Segundo notícia do Correio Braziliense, apenas quatro brasileiros estão vivos: João Leivas Job, ex-secretário de Segurança do Rio Grande do Sul, o ex-delegado Marco Aurélio da Silva Reis (chefe do Dops), o coronel Carlos Alberto Ponzi, que chefiou o Serviço Nacional de Informações (SNI) no Rio Grande do Sul, e Átila Rohrsetzer, ex-diretor da Divisão Central de Informações (DCI).

[Texto alterado com novas informações às 20h27]

Veja a nota do presidente da OAB

“Não se negligencia impunemente com a História.

A recusa sistemática do Estado brasileiro em pôr a limpo o que se passou no período da repressão política, nas décadas de 60 a 80, nos expõe agora ao constrangimento de uma censura externa para a qual não temos defesa moral.
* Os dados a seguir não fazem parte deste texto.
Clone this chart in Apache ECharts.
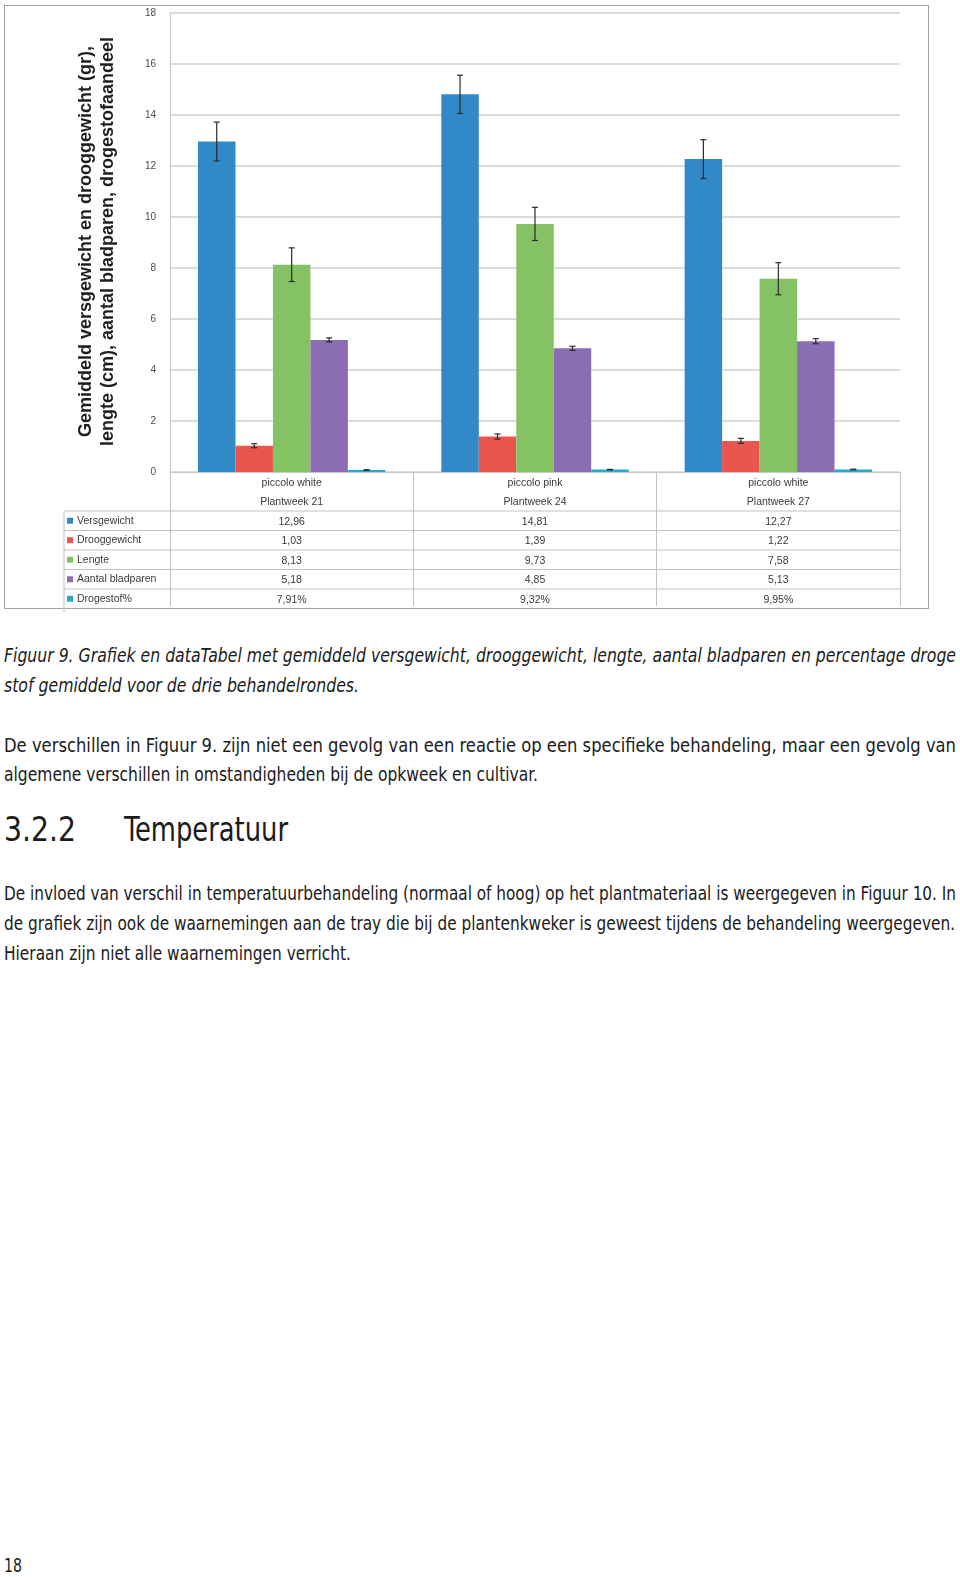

A Justiça italiana fez o que há muito nos cabia fazer: mostrou a presença de feridas não cicatrizadas em nossa memória. Para que cicatrizem, é preciso que se saiba como foram abertas.

E só a verdade é capaz de fazê-lo.

A OAB tem defendido obstinadamente, ao longo do tempo, o cabal esclarecimento de todas as mazelas perpetradas pelo regime ditatorial de 1964. Aos que invocam a Lei de Anistia como argumento para manter debaixo do tapete o lixo da História, respondemos que anistia não é amnésia. Impede a responsabilização penal de determinados delitos, mas não que os conheçamos – e os censuremos.

Um país que não conhece sua história corre o risco de repeti-la – sobretudo quanto aos seus erros. Temos desprezado esse princípio elementar, e o resultado é que a América Latina reincide com freqüência na ilusão autoritária, que perpetua o atraso e torna a política campo de ação atraente aos aventureiros da pior espécie.

Que esse episódio nos sirva de lição – e de estímulo para que nos reencontremos com nossa própria História.”